Various perspectives, common ground and recommendations

The final purpose of this review was to present various perspectives on the topic of risk assessment of Aboriginal offenders, identify commonalities, and outline recommendations. While there are many different perspectives, a common theme is the need for risk assessment, though opinions differ on the appropriate assessor and the form the assessment should take. There is agreement that "needs" should be identified and that appropriate treatment plans should target these needs. There is also acknowledgement that there are many different methods of doing things, and that no one method is always better than another – they can simply be different. For example, methods of communication between Aboriginal and non-Aboriginal groups are often different in the context of risk assessment. Whereas the empirical method of communication involves emphasis on numbers and structured objectivity, many Aboriginal communities stress non-verbal communication techniques, valuing the importance of story telling and passing down the teachings from one generation to the next. What is valued in a non-Aboriginal society may not be valued to such a degree in an Aboriginal society and vice versa. For example, respecting the land, respecting family and Elders, and living off the land are values found in many Aboriginal communities. An understanding of both cultures is required to address the current issues at hand.

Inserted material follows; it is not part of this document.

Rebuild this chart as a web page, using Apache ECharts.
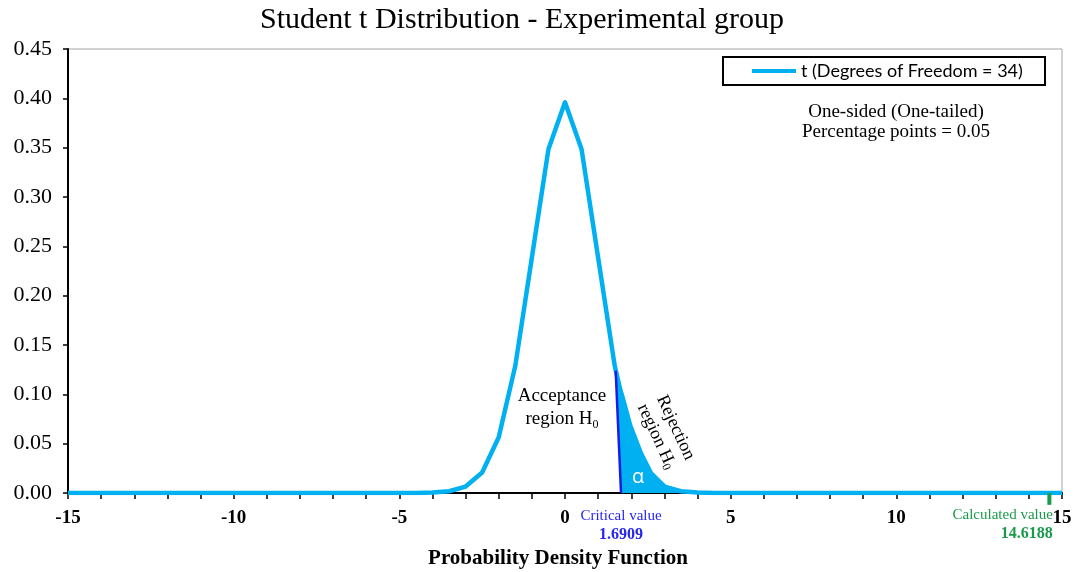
<!DOCTYPE html>
<html>
<head>
<meta charset="utf-8">
<script src="https://cdn.jsdelivr.net/npm/echarts@6/dist/echarts.min.js"></script>
<style>
  html, body { margin: 0; padding: 0; background: #fff; }
  #chart { width: 1078px; height: 572px; }
</style>
</head>
<body>
<div id="chart"></div>
<script>
// t values sampled every 0.5 from -15 to 15
const tPoints = [
  -15, -14.5, -14, -13.5, -13, -12.5, -12, -11.5, -11, -10.5,
  -10, -9.5, -9, -8.5, -8, -7.5, -7, -6.5, -6, -5.5,
  -5, -4.5, -4, -3.5, -3, -2.5, -2, -1.5, -1, -0.5,
  0,
  0.5, 1, 1.5, 2, 2.5, 3, 3.5, 4, 4.5, 5,
  5.5, 6, 6.5, 7, 7.5, 8, 8.5, 9, 9.5, 10,
  10.5, 11, 11.5, 12, 12.5, 13, 13.5, 14, 14.5, 15
];
// probability density of t with 34 degrees of freedom at each t
const density = [
  0, 0, 0, 0, 0, 0, 0, 0, 0, 0,
  0, 0, 0, 0, 0, 0, 0, 0, 0, 0,
  0, 0.0001, 0.0005, 0.0018, 0.0065, 0.0207, 0.0565, 0.1290, 0.2385, 0.3484,
  0.3960,
  0.3484, 0.2385, 0.1290, 0.0565, 0.0207, 0.0065, 0.0018, 0.0005, 0.0001, 0,
  0, 0, 0, 0, 0, 0, 0, 0, 0, 0,
  0, 0, 0, 0, 0, 0, 0, 0, 0, 0
];

const criticalValue = 1.6909;
const calculatedValue = 14.6188;

// boundary line of the rejection region (foot at the critical value)
const criticalLine = [[criticalValue, 0], [1.53, 0.1240]];
// shaded tail area (alpha) to the right of the critical value
const rejectionArea = [
  [criticalValue, 0], [1.53, 0.1240], [1.79, 0.0990], [2.04, 0.0685],
  [2.35, 0.0415], [2.65, 0.0215], [3.05, 0.0082], [3.54, 0.0025],
  [4.05, 0.0008], [4.6, 0]
];
// short marker below the axis at the calculated statistic
const calculatedTick = [[calculatedValue, 0], [calculatedValue, -0.012]];

const seriesName = 't (Degrees of Freedom = 34)';
const CYAN = '#00b0f0';
const BLUE = '#1c1ce6';
const LABEL_BLUE = '#2626f0';
const GREEN = '#1a9b4b';
const SERIF = '"Liberation Serif", "Times New Roman", serif';
const HIDDEN = 'rgba(0,0,0,0)';

const curveData = tPoints.map((t, i) => [t, density[i]]);

// size the legend frame around its text
const legendFontSize = 18;
const ctx = document.createElement('canvas').getContext('2d');
ctx.font = legendFontSize + 'px Lato';
const legendTextW = ctx.measureText(seriesName).width;
const legendPadLeft = 29;
const legendPadRight = Math.max(4, 322 - legendPadLeft - 44 - 5 - legendTextW);

const chart = echarts.init(document.getElementById('chart'), null, { renderer: 'canvas' });

chart.setOption({
  animation: false,
  backgroundColor: '#ffffff',
  grid: {
    left: 68, right: 16, top: 49, bottom: 79,
    outerBoundsMode: 'none', containLabel: false,
    show: true, borderColor: '#a6a6a6', borderWidth: 1, backgroundColor: 'transparent'
  },
  legend: {
    data: [seriesName],
    left: 723, top: 57,
    padding: [5, legendPadRight, 5, legendPadLeft],
    borderColor: '#000', borderWidth: 2,
    icon: 'rect', itemWidth: 44, itemHeight: 4,
    textStyle: { fontFamily: 'Lato', fontSize: legendFontSize, color: '#000' },
    selectedMode: false
  },
  xAxis: {
    type: 'value', min: -15, max: 15, interval: 5,
    name: 'Probability Density Function',
    nameLocation: 'middle', nameGap: 55,
    nameTextStyle: { fontFamily: SERIF, fontSize: 21, fontWeight: 'bold', color: '#000', padding: [0, 14, 0, 0] },
    axisLine: { onZero: false, lineStyle: { color: '#000', width: 2 } },
    axisTick: { show: true, inside: false, length: 6, lineStyle: { color: '#000', width: 1.5 } },
    minorTick: { show: true, splitNumber: 5, length: 6, lineStyle: { color: '#000', width: 1.5 } },
    axisLabel: { fontFamily: SERIF, fontSize: 19, fontWeight: 'bold', color: '#000', margin: 16 },
    splitLine: { show: false }
  },
  yAxis: {
    type: 'value', min: 0, max: 0.45, interval: 0.05,
    axisLine: { show: true, onZero: false, lineStyle: { color: '#000', width: 2 } },
    axisTick: { show: true, inside: false, length: 5, lineStyle: { color: '#000', width: 1.5 } },
    axisLabel: {
      fontFamily: SERIF, fontSize: 22, color: '#000', margin: 16,
      formatter: v => v.toFixed(2)
    },
    splitLine: { show: false }
  },
  series: [
    {
      type: 'line', name: seriesName, data: curveData,
      showSymbol: false, symbol: 'none',
      lineStyle: { color: CYAN, width: 4.5, join: 'round' },
      itemStyle: { color: CYAN }, z: 2, silent: true
    },
    {
      type: 'custom', name: 'alpha', coordinateSystem: 'cartesian2d',
      data: [[0, 0]], silent: true, z: 3,
      renderItem: (params, api) => ({
        type: 'polygon',
        shape: { points: rejectionArea.map(p => api.coord(p)) },
        style: { fill: CYAN }
      })
    },
    {
      type: 'line', name: 'critical', data: criticalLine,
      symbol: 'none', lineStyle: { color: BLUE, width: 2.5 }, z: 4, silent: true
    },
    {
      type: 'line', name: 'calculated', data: calculatedTick, clip: false,
      symbol: 'none', lineStyle: { color: GREEN, width: 4 }, z: 4, silent: true
    },
    {
      type: 'scatter', name: 'criticalLabel', data: [[criticalValue, 0]],
      symbolSize: 1, itemStyle: { color: HIDDEN, opacity: 1 }, silent: true, clip: false, z: 5,
      label: {
        show: true, position: 'bottom', distance: 13, align: 'center',
        formatter: p => '{a|Critical value}\n{b|' + p.value[0].toFixed(4) + '}',
        rich: {
          a: { fontFamily: SERIF, fontSize: 15, color: LABEL_BLUE, lineHeight: 19, align: 'center' },
          b: { fontFamily: SERIF, fontSize: 16, fontWeight: 'bold', color: LABEL_BLUE, lineHeight: 19, align: 'center' }
        }
      }
    },
    {
      type: 'scatter', name: 'calculatedLabel', data: [[calculatedValue, 0]],
      symbolSize: 1, itemStyle: { color: HIDDEN, opacity: 1 }, silent: true, clip: false, z: 5,
      label: {
        show: true, position: [4, 14], align: 'right', verticalAlign: 'top',
        formatter: p => '{a|Calculated value}\n{b|' + p.value[0].toFixed(4) + '}',
        rich: {
          a: { fontFamily: SERIF, fontSize: 15, color: GREEN, lineHeight: 18, align: 'right' },
          b: { fontFamily: SERIF, fontSize: 16, fontWeight: 'bold', color: GREEN, lineHeight: 18, align: 'right' }
        }
      }
    }
  ],
  graphic: [
    {
      type: 'text', x: 522, y: 20,
      style: {
        text: 'Student t Distribution - Experimental group',
        fontFamily: SERIF, fontSize: 30, fill: '#000',
        textAlign: 'center', textVerticalAlign: 'middle'
      }
    },
    {
      type: 'text', x: 896, y: 122,
      style: {
        text: 'One-sided (One-tailed)\nPercentage points = 0.05',
        fontFamily: SERIF, fontSize: 19, fill: '#000', lineHeight: 20,
        textAlign: 'center', textVerticalAlign: 'middle'
      }
    },
    {
      type: 'text', x: 562, y: 408,
      style: {
        text: 'Acceptance\nregion H{s|0}',
        fontFamily: SERIF, fontSize: 19, fill: '#000', lineHeight: 23,
        textAlign: 'center', textVerticalAlign: 'middle',
        rich: { s: { fontFamily: SERIF, fontSize: 12, fill: '#000', verticalAlign: 'bottom', lineHeight: 23 } }
      }
    },
    {
      type: 'text', x: 666, y: 432, rotation: -65 * Math.PI / 180,
      style: {
        text: 'Rejection\nregion H{s|0}',
        fontFamily: SERIF, fontSize: 18, fill: '#000', lineHeight: 21,
        textAlign: 'center', textVerticalAlign: 'middle',
        rich: { s: { fontFamily: SERIF, fontSize: 12, fill: '#000', verticalAlign: 'bottom', lineHeight: 21 } }
      }
    },
    {
      type: 'text', x: 638, y: 477, z: 100,
      style: {
        text: 'α', fontFamily: '"Open Sans", "Noto Sans", sans-serif', fontSize: 20, fill: '#fff',
        textAlign: 'center', textVerticalAlign: 'middle'
      }
    }
  ]
});
</script>
</body>
</html>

It is important for non-Aboriginal people to recognize the injustices that have been committed against many Aboriginal people. While these injustices have resulted in disadvantage and is apparent in many forms, these disadvantages may not play a role in risk prediction. The goal of risk prediction is to predict, not explain. That being said, openness to the explanations is important, when working together. Understanding between the two groups is essential to ensure accurate risk prediction, but also to increase the likelihood of successful treatment and reintegration of Aboriginal offenders back into the community.

From this review, the following recommendations were formed. First, any discussion about risk assessment of Aboriginal offenders should start from what is already known. There is research to suggest that the majority of risk factors are applicable to Aboriginal offenders, so one should start from there rather than reinventing the wheel. Second, researchers should continue to examine the major risk factors, the possibility of potential Aboriginal-specific risk factors, and continue to validate the risk assessment instruments that are currently being used. Third, Aboriginal communities should be utilized for their expertise, in the following ways. Education and cultural understanding is essential, both for conducting risk assessments of Aboriginal offenders and for those validating and developing risk assessment instruments. Aboriginal communities should be involved in the procedure to determine whether additional cultural-related risk factors exist. The expertise of Aboriginal communities should also be incorporated into the development of appropriate treatment strategies for Aboriginal offenders, specifically incorporating the responsivity principle. Lastly, partnerships between Aboriginal communities and the risk assessment experts, with agreement on a common goal, will certainly facilitate movement towards addressing the issue of risk assessment with Aboriginals offenders in Canada.